Hi everyone!
I come to you in a great time of need, as this subreddit has helped me before (and there are some really great recommendations here).
The situation is as follows: I am currently doing my PhD in literature, and my primary corpus includes Beckett, Blanchot, and a bunch of other guys who really keep me on my toes—making me spiral daily about things like nothingness, silence, the void, and all kinds of fun!
However, I am looking for something to read that could really help me unwind. I’m thinking cozy, simple books that will help me relax and won’t make me go through existential crises. The only requirement is that they are not written like a 15-year-old’s fanfic or just a hodgepodge of tropes bundled together for someone to yell "bingo."
As a side note: I’m from the Hunger Games–Divergent–Cassandra Clare-was-still-great generation, so all of those oldies have already been read and are well in the past. I’m not looking specifically for something similar, but they are great examples of how ‘easy’ I want these books to be.
Thank you!
by boombam13
6 Comments
Ilona Andrews Innkeeper Chronicles –A magic Inn, space werewolves and vampires, a lot of really unique aliens, mystery, romance, action, a fun and humorous series
Naomi Novik’s Scholomance series accomplished this nicely for me. Book one is called *A Deadly Education*.
Fair warning that the main character is (if I recall correctly) 16 or 17 in the first book, and since it’s a 1st person narrative, a lot of that narrative is accurate to the general musings/thought processes of a 16-17 year old girl. But I think Novik does a genuinely excellent job at capturing the goings-on inside the mind of a socially-outcast teenager very very well.
It can be considered YA in the same way *Hunger Games* can be considered YA. Very fun palate cleanser type of read amongst a sea of literature and heavy topics!
You remind me of myself when I finished my MA in English literature (having decided I could not take academia seriously enough to do a PhD as well). I was delighted to be able to finally just read whatever I felt like reading. The first two novels I read were A Single Man, by Christopher Isherwood, and The Hours, by Michael Cunningham, but I wouldn’t call either “cozy.”

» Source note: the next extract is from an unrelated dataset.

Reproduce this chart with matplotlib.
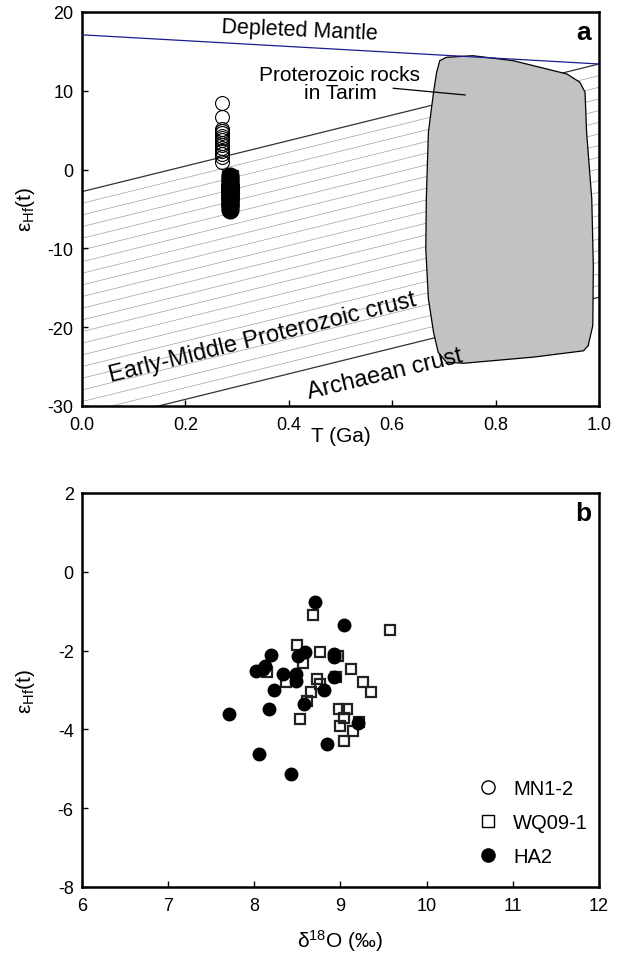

I assume you’ve read PG Wodehouse? In the last few years, I’ve read a lot of his really early novels, before he totally hit his stride, and it’s fun watching him become himself, in a sense. I’m also a fan of the soothing prose of Agatha Christie. Both have their racism, of course, especially Christie. Add a big scoop of antisemitism in her work too. But I’m sure you come across those things often enough in your work. Dickens is really cozy too, but less so as his predilection for teenage girls becomes achingly obvious. I’ve just read a couple of lesbian pulp novels from the 50s and 60s. Not exactly cozy, and some not well written, but light and very interesting from a cultural history perspective.
I’m all for re-reading kids’ books. You might try the All of a Kind Family series, especially if you have American Jewish heritage (but even if you don’t). I recently read the City of Light series, which was cute, the first novel being the best. Don’t bother with the last book in the series (super obvious “message”).
May I humbly suggest non-fiction by non-academics? I read a lot of that in the first few years out of my MA. It was the first time I really understood that non-fiction can be beautifully written, unlike academic writing. It was also a good break from work; since I was teaching college English, any time I read fiction, I found myself creating lesson plans in my head. I really enjoyed Bill Bryson, for example, and Peter Mayle.
I do have lots to recommend by more diverse authors, but not that fall into the “cozy” category.
Dungeon Crawler Carl.
I like Lisa Lutz: she did a really fun book with another author called Heads You Lose where they took turns writing a chapter at a time. I also like her book The Passenger and The Accomplice. She’s in the mystery/crime genre so unsure if that is “cozy” but I find her books pretty well-constructed but not difficult.
{{Greenglass House by Kate Milford}} is a excellent cozy YA supernatural/magical realism mystery set in a fictional American town in an alternate history.